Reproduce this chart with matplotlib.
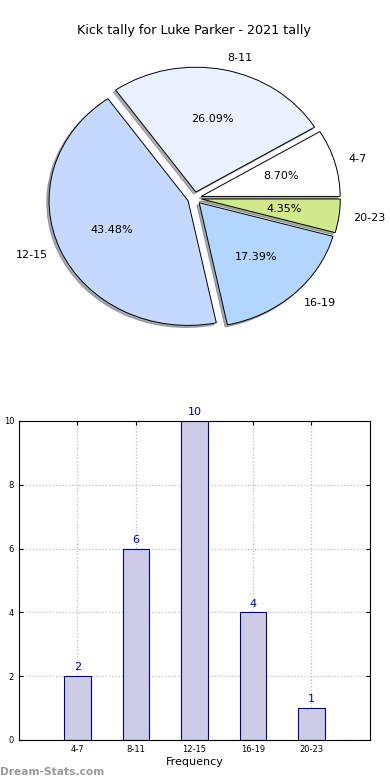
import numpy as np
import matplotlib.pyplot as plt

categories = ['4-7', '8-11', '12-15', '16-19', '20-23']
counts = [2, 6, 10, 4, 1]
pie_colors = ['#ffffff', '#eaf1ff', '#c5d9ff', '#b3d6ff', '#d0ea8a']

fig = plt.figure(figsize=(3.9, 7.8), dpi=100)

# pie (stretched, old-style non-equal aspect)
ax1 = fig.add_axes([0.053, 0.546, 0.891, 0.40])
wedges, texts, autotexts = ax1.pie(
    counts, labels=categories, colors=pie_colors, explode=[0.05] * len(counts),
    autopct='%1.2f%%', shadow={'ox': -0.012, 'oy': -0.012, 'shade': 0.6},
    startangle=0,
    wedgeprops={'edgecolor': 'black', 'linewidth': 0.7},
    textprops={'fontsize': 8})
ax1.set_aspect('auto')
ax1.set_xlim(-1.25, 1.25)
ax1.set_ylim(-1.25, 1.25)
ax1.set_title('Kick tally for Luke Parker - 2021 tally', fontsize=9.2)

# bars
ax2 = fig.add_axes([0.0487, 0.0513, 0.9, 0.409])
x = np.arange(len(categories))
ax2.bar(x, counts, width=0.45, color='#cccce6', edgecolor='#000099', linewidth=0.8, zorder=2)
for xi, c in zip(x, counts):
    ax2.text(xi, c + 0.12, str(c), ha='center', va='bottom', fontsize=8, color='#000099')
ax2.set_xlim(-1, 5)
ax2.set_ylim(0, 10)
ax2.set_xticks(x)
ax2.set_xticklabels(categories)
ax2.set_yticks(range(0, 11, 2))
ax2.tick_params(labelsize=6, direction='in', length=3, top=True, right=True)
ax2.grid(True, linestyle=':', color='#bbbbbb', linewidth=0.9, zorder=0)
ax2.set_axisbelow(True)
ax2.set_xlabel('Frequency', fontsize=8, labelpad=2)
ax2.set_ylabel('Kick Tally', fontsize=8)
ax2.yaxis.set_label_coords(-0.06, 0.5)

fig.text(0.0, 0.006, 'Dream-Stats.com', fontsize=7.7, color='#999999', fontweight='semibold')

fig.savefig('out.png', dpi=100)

### [What is asked]
Quote the data above in full, leaving out the pictures it holds.

### [Answer to this task]
Reproduce this chart with matplotlib.
import numpy as np
import matplotlib.pyplot as plt

categories = ['4-7', '8-11', '12-15', '16-19', '20-23']
counts = [2, 6, 10, 4, 1]
pie_colors = ['#ffffff', '#eaf1ff', '#c5d9ff', '#b3d6ff', '#d0ea8a']

fig = plt.figure(figsize=(3.9, 7.8), dpi=100)

# pie (stretched, old-style non-equal aspect)
ax1 = fig.add_axes([0.053, 0.546, 0.891, 0.40])
wedges, texts, autotexts = ax1.pie(
    counts, labels=categories, colors=pie_colors, explode=[0.05] * len(counts),
    autopct='%1.2f%%', shadow={'ox': -0.012, 'oy': -0.012, 'shade': 0.6},
    startangle=0,
    wedgeprops={'edgecolor': 'black', 'linewidth': 0.7},
    textprops={'fontsize': 8})
ax1.set_aspect('auto')
ax1.set_xlim(-1.25, 1.25)
ax1.set_ylim(-1.25, 1.25)
ax1.set_title('Kick tally for Luke Parker - 2021 tally', fontsize=9.2)

# bars
ax2 = fig.add_axes([0.0487, 0.0513, 0.9, 0.409])
x = np.arange(len(categories))
ax2.bar(x, counts, width=0.45, color='#cccce6', edgecolor='#000099', linewidth=0.8, zorder=2)
for xi, c in zip(x, counts):
    ax2.text(xi, c + 0.12, str(c), ha='center', va='bottom', fontsize=8, color='#000099')
ax2.set_xlim(-1, 5)
ax2.set_ylim(0, 10)
ax2.set_xticks(x)
ax2.set_xticklabels(categories)
ax2.set_yticks(range(0, 11, 2))
ax2.tick_params(labelsize=6, direction='in', length=3, top=True, right=True)
ax2.grid(True, linestyle=':', color='#bbbbbb', linewidth=0.9, zorder=0)
ax2.set_axisbelow(True)
ax2.set_xlabel('Frequency', fontsize=8, labelpad=2)
ax2.set_ylabel('Kick Tally', fontsize=8)
ax2.yaxis.set_label_coords(-0.06, 0.5)

fig.text(0.0, 0.006, 'Dream-Stats.com', fontsize=7.7, color='#999999', fontweight='semibold')

fig.savefig('out.png', dpi=100)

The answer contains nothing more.